## Task objective
Output the full listing below exactly, without the pictures.

## Dataset extract
__________

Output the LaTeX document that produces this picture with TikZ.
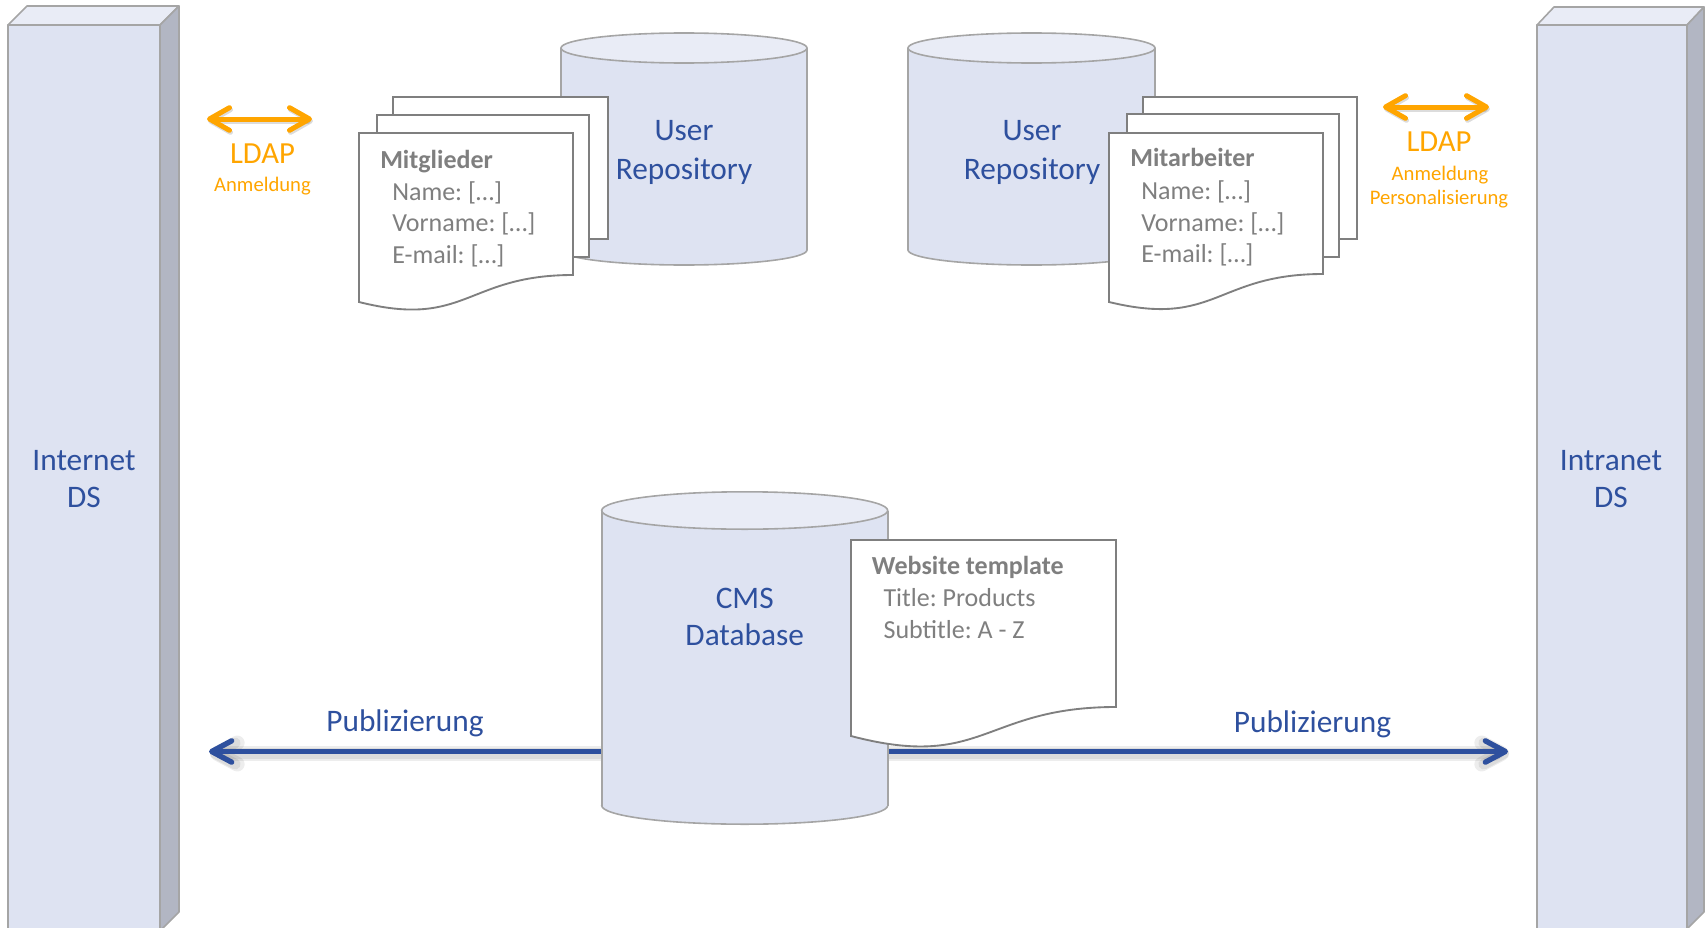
\documentclass[tikz,border=0pt]{standalone}
\usepackage{fontspec}
\setmainfont{Carlito}
\usetikzlibrary{arrows.meta}
\definecolor{dsblue}{RGB}{46,80,158}
\definecolor{ldaporange}{RGB}{255,165,0}
\definecolor{docgray}{RGB}{127,127,127}
\definecolor{frontfill}{RGB}{222,227,242}
\definecolor{topfill}{RGB}{233,236,246}
\definecolor{sidefill}{RGB}{178,182,195}
\definecolor{edgegray}{RGB}{165,165,165}
\frenchspacing
\newcommand\drawcyl[5]{%
  \fill[frontfill] (#1,#3) ellipse [x radius=#4, y radius=#5];
  \draw[cylline] (#1,#3) ellipse [x radius=#4, y radius=#5];
  \fill[frontfill] (#1-#4,#2) rectangle (#1+#4,#3);
  \draw[cylline] (#1-#4,#2) -- (#1-#4,#3) (#1+#4,#2) -- (#1+#4,#3);
  \filldraw[cylline, fill=topfill] (#1,#2) ellipse [x radius=#4, y radius=#5];
}
\begin{document}
\begin{tikzpicture}[x=0.75pt,y=-0.75pt,
  bluetxt/.style={font=\fontsize{23.5}{28}\selectfont, text=dsblue, inner sep=0pt, anchor=base},
  graytxt/.style={font=\fontsize{19.5}{24}\selectfont, text=docgray, inner sep=0pt, anchor=base west},
  graybold/.style={font=\fontsize{19.5}{24}\selectfont\bfseries, text=docgray, inner sep=0pt, anchor=base west},
  orbig/.style={font=\fontsize{23}{28}\selectfont, text=ldaporange, inner sep=0pt, anchor=base},
  orsmall/.style={font=\fontsize{15.5}{19}\selectfont, text=ldaporange, inner sep=0pt, anchor=base},
  sheet/.style={draw=docgray, line width=1.4pt, fill=white},
  pillar/.style={draw=edgegray, line width=1.2pt, line join=round},
  cylline/.style={draw=edgegray, line width=1.2pt},
  ldap/.style={draw=ldaporange, line width=3.75pt, line cap=round, >={Straight Barb[round,length=15pt,width=17pt]}, <->},
  pub/.style={draw=dsblue, line width=4pt, line cap=round, >={Straight Barb[round,length=15pt,width=16pt]}},
  glow/.style={draw=black, opacity=0.07, line width=#1, line cap=round},
]
\useasboundingbox (0,0) rectangle (1707,928);

% pillars
\filldraw[pillar, fill=frontfill] (8,25) rectangle (160,940);
\filldraw[pillar, fill=topfill] (8,25) -- (27,6) -- (179,6) -- (160,25) -- cycle;
\filldraw[pillar, fill=sidefill] (160,25) -- (179,6) -- (179,912) -- (160,931) -- cycle;
\filldraw[pillar, fill=frontfill] (1537,25) rectangle (1687,940);
\filldraw[pillar, fill=topfill] (1537,25) -- (1554,7) -- (1704,7) -- (1687,25) -- cycle;
\filldraw[pillar, fill=sidefill] (1687,25) -- (1704,7) -- (1704,912) -- (1687,929) -- cycle;
\node[bluetxt] (inet1) at (84,470) {Internet};
\node[bluetxt] (inet2) at (84,507.5) {DS};
\node[bluetxt] (intra1) at (1611,470) {Intranet};
\node[bluetxt] (intra2) at (1611,507.5) {DS};

% LDAP arrows
\coordinate (ldapLa) at (207,119);
\coordinate (ldapLb) at (312,119);
\coordinate (ldapRa) at (1383,107);
\coordinate (ldapRb) at (1489,107);
\foreach \w in {11pt,8pt}{
  \draw[glow=\w, ldap, draw=black, opacity=0.07] ([shift={(1,2)}]ldapLa) -- ([shift={(1,2)}]ldapLb);
  \draw[glow=\w, ldap, draw=black, opacity=0.07] ([shift={(1,2)}]ldapRa) -- ([shift={(1,2)}]ldapRb);
}
\draw[ldap] (ldapLa) -- (ldapLb);
\draw[ldap] (ldapRa) -- (ldapRb);
\node[orbig] (ldapL) at (262.5,163.3) {LDAP};
\node[orsmall] (anmL) at (262.5,191.7) {Anmeldung};
\node[orbig] (ldapR) at (1439,151.7) {LDAP};
\node[orsmall] (anmR) at (1440,180) {Anmeldung};
\node[orsmall] (persR) at (1439,204) {Personalisierung};

% Publizierung arrows
\coordinate (pubL) at (209,751.5);
\coordinate (pubR) at (1508,751.5);
\coordinate (cms) at (744.7,751.5);
\foreach \w in {11pt,8pt}{
  \draw[pub, ->, glow=\w, draw=black, opacity=0.07] ([shift={(1,2)}]cms) -- ([shift={(1,2)}]pubL);
  \draw[pub, ->, glow=\w, draw=black, opacity=0.07] ([shift={(1,2)}]cms) -- ([shift={(1,2)}]pubR);
}
\draw[pub, ->] (cms) -- (pubL);
\draw[pub, ->] (cms) -- (pubR);
\node[bluetxt] (publ) at (405,731.7) {Publizierung};
\node[bluetxt] (pubr) at (1312.5,732.3) {Publizierung};

% cylinders
\drawcyl{684}{48}{250}{123}{15}
\drawcyl{1031.5}{48}{250}{123.5}{15}
\drawcyl{744.7}{510.5}{805.5}{143}{18.7}

\node[bluetxt] (ur1a) at (684,140.7) {User};
\node[bluetxt] (ur1b) at (684,179.3) {Repository};
\node[bluetxt] (ur2a) at (1032,140.7) {User};
\node[bluetxt] (ur2b) at (1032,179.3) {Repository};
\node[bluetxt] (cmsa) at (744.7,608) {CMS};
\node[bluetxt] (cmsb) at (744.7,645.7) {Database};

% left document stack
\filldraw[sheet] (393,97) rectangle (608,239);
\filldraw[sheet] (377,115) rectangle (589,257);
\filldraw[sheet] (359,133) -- (573,133) -- (573,275) .. controls (466,275) and (466,329) .. (359,302) -- cycle;
\node[graybold] (mg) at (380,168.3) {Mitglieder};
\node[graytxt] (mg1) at (392,200) {Name: […]};
\node[graytxt] (mg2) at (392,231.7) {Vorname: […]};
\node[graytxt] (mg3) at (392,263.3) {E-mail: […]};

% right document stack
\filldraw[sheet] (1143,97) rectangle (1357,239);
\filldraw[sheet] (1127,114) rectangle (1339,257);
\filldraw[sheet] (1109,133) -- (1323,133) -- (1323,274) .. controls (1216,274) and (1216,328) .. (1109,302) -- cycle;
\node[graybold] (ma) at (1130,166.7) {Mitarbeiter};
\node[graytxt] (ma1) at (1141,199) {Name: […]};
\node[graytxt] (ma2) at (1141,231) {Vorname: […]};
\node[graytxt] (ma3) at (1141,262) {E-mail: […]};

% website template
\filldraw[sheet] (851,540) -- (1116,540) -- (1116,707) .. controls (983.5,707) and (983.5,771) .. (851,736) -- cycle;
\node[graybold] (wt) at (871.7,574) {Website template};
\node[graytxt] (wt1) at (883.3,606.7) {Title: Products};
\node[graytxt] (wt2) at (883.3,638) {Subtitle: A - Z};
\end{tikzpicture}
\end{document}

__________

## Solved problem
Output the LaTeX document that produces this picture with TikZ.
\documentclass[tikz,border=0pt]{standalone}
\usepackage{fontspec}
\setmainfont{Carlito}
\usetikzlibrary{arrows.meta}
\definecolor{dsblue}{RGB}{46,80,158}
\definecolor{ldaporange}{RGB}{255,165,0}
\definecolor{docgray}{RGB}{127,127,127}
\definecolor{frontfill}{RGB}{222,227,242}
\definecolor{topfill}{RGB}{233,236,246}
\definecolor{sidefill}{RGB}{178,182,195}
\definecolor{edgegray}{RGB}{165,165,165}
\frenchspacing
\newcommand\drawcyl[5]{%
  \fill[frontfill] (#1,#3) ellipse [x radius=#4, y radius=#5];
  \draw[cylline] (#1,#3) ellipse [x radius=#4, y radius=#5];
  \fill[frontfill] (#1-#4,#2) rectangle (#1+#4,#3);
  \draw[cylline] (#1-#4,#2) -- (#1-#4,#3) (#1+#4,#2) -- (#1+#4,#3);
  \filldraw[cylline, fill=topfill] (#1,#2) ellipse [x radius=#4, y radius=#5];
}
\begin{document}
\begin{tikzpicture}[x=0.75pt,y=-0.75pt,
  bluetxt/.style={font=\fontsize{23.5}{28}\selectfont, text=dsblue, inner sep=0pt, anchor=base},
  graytxt/.style={font=\fontsize{19.5}{24}\selectfont, text=docgray, inner sep=0pt, anchor=base west},
  graybold/.style={font=\fontsize{19.5}{24}\selectfont\bfseries, text=docgray, inner sep=0pt, anchor=base west},
  orbig/.style={font=\fontsize{23}{28}\selectfont, text=ldaporange, inner sep=0pt, anchor=base},
  orsmall/.style={font=\fontsize{15.5}{19}\selectfont, text=ldaporange, inner sep=0pt, anchor=base},
  sheet/.style={draw=docgray, line width=1.4pt, fill=white},
  pillar/.style={draw=edgegray, line width=1.2pt, line join=round},
  cylline/.style={draw=edgegray, line width=1.2pt},
  ldap/.style={draw=ldaporange, line width=3.75pt, line cap=round, >={Straight Barb[round,length=15pt,width=17pt]}, <->},
  pub/.style={draw=dsblue, line width=4pt, line cap=round, >={Straight Barb[round,length=15pt,width=16pt]}},
  glow/.style={draw=black, opacity=0.07, line width=#1, line cap=round},
]
\useasboundingbox (0,0) rectangle (1707,928);

% pillars
\filldraw[pillar, fill=frontfill] (8,25) rectangle (160,940);
\filldraw[pillar, fill=topfill] (8,25) -- (27,6) -- (179,6) -- (160,25) -- cycle;
\filldraw[pillar, fill=sidefill] (160,25) -- (179,6) -- (179,912) -- (160,931) -- cycle;
\filldraw[pillar, fill=frontfill] (1537,25) rectangle (1687,940);
\filldraw[pillar, fill=topfill] (1537,25) -- (1554,7) -- (1704,7) -- (1687,25) -- cycle;
\filldraw[pillar, fill=sidefill] (1687,25) -- (1704,7) -- (1704,912) -- (1687,929) -- cycle;
\node[bluetxt] (inet1) at (84,470) {Internet};
\node[bluetxt] (inet2) at (84,507.5) {DS};
\node[bluetxt] (intra1) at (1611,470) {Intranet};
\node[bluetxt] (intra2) at (1611,507.5) {DS};

% LDAP arrows
\coordinate (ldapLa) at (207,119);
\coordinate (ldapLb) at (312,119);
\coordinate (ldapRa) at (1383,107);
\coordinate (ldapRb) at (1489,107);
\foreach \w in {11pt,8pt}{
  \draw[glow=\w, ldap, draw=black, opacity=0.07] ([shift={(1,2)}]ldapLa) -- ([shift={(1,2)}]ldapLb);
  \draw[glow=\w, ldap, draw=black, opacity=0.07] ([shift={(1,2)}]ldapRa) -- ([shift={(1,2)}]ldapRb);
}
\draw[ldap] (ldapLa) -- (ldapLb);
\draw[ldap] (ldapRa) -- (ldapRb);
\node[orbig] (ldapL) at (262.5,163.3) {LDAP};
\node[orsmall] (anmL) at (262.5,191.7) {Anmeldung};
\node[orbig] (ldapR) at (1439,151.7) {LDAP};
\node[orsmall] (anmR) at (1440,180) {Anmeldung};
\node[orsmall] (persR) at (1439,204) {Personalisierung};

% Publizierung arrows
\coordinate (pubL) at (209,751.5);
\coordinate (pubR) at (1508,751.5);
\coordinate (cms) at (744.7,751.5);
\foreach \w in {11pt,8pt}{
  \draw[pub, ->, glow=\w, draw=black, opacity=0.07] ([shift={(1,2)}]cms) -- ([shift={(1,2)}]pubL);
  \draw[pub, ->, glow=\w, draw=black, opacity=0.07] ([shift={(1,2)}]cms) -- ([shift={(1,2)}]pubR);
}
\draw[pub, ->] (cms) -- (pubL);
\draw[pub, ->] (cms) -- (pubR);
\node[bluetxt] (publ) at (405,731.7) {Publizierung};
\node[bluetxt] (pubr) at (1312.5,732.3) {Publizierung};

% cylinders
\drawcyl{684}{48}{250}{123}{15}
\drawcyl{1031.5}{48}{250}{123.5}{15}
\drawcyl{744.7}{510.5}{805.5}{143}{18.7}

\node[bluetxt] (ur1a) at (684,140.7) {User};
\node[bluetxt] (ur1b) at (684,179.3) {Repository};
\node[bluetxt] (ur2a) at (1032,140.7) {User};
\node[bluetxt] (ur2b) at (1032,179.3) {Repository};
\node[bluetxt] (cmsa) at (744.7,608) {CMS};
\node[bluetxt] (cmsb) at (744.7,645.7) {Database};

% left document stack
\filldraw[sheet] (393,97) rectangle (608,239);
\filldraw[sheet] (377,115) rectangle (589,257);
\filldraw[sheet] (359,133) -- (573,133) -- (573,275) .. controls (466,275) and (466,329) .. (359,302) -- cycle;
\node[graybold] (mg) at (380,168.3) {Mitglieder};
\node[graytxt] (mg1) at (392,200) {Name: […]};
\node[graytxt] (mg2) at (392,231.7) {Vorname: […]};
\node[graytxt] (mg3) at (392,263.3) {E-mail: […]};

% right document stack
\filldraw[sheet] (1143,97) rectangle (1357,239);
\filldraw[sheet] (1127,114) rectangle (1339,257);
\filldraw[sheet] (1109,133) -- (1323,133) -- (1323,274) .. controls (1216,274) and (1216,328) .. (1109,302) -- cycle;
\node[graybold] (ma) at (1130,166.7) {Mitarbeiter};
\node[graytxt] (ma1) at (1141,199) {Name: […]};
\node[graytxt] (ma2) at (1141,231) {Vorname: […]};
\node[graytxt] (ma3) at (1141,262) {E-mail: […]};

% website template
\filldraw[sheet] (851,540) -- (1116,540) -- (1116,707) .. controls (983.5,707) and (983.5,771) .. (851,736) -- cycle;
\node[graybold] (wt) at (871.7,574) {Website template};
\node[graytxt] (wt1) at (883.3,606.7) {Title: Products};
\node[graytxt] (wt2) at (883.3,638) {Subtitle: A - Z};
\end{tikzpicture}
\end{document}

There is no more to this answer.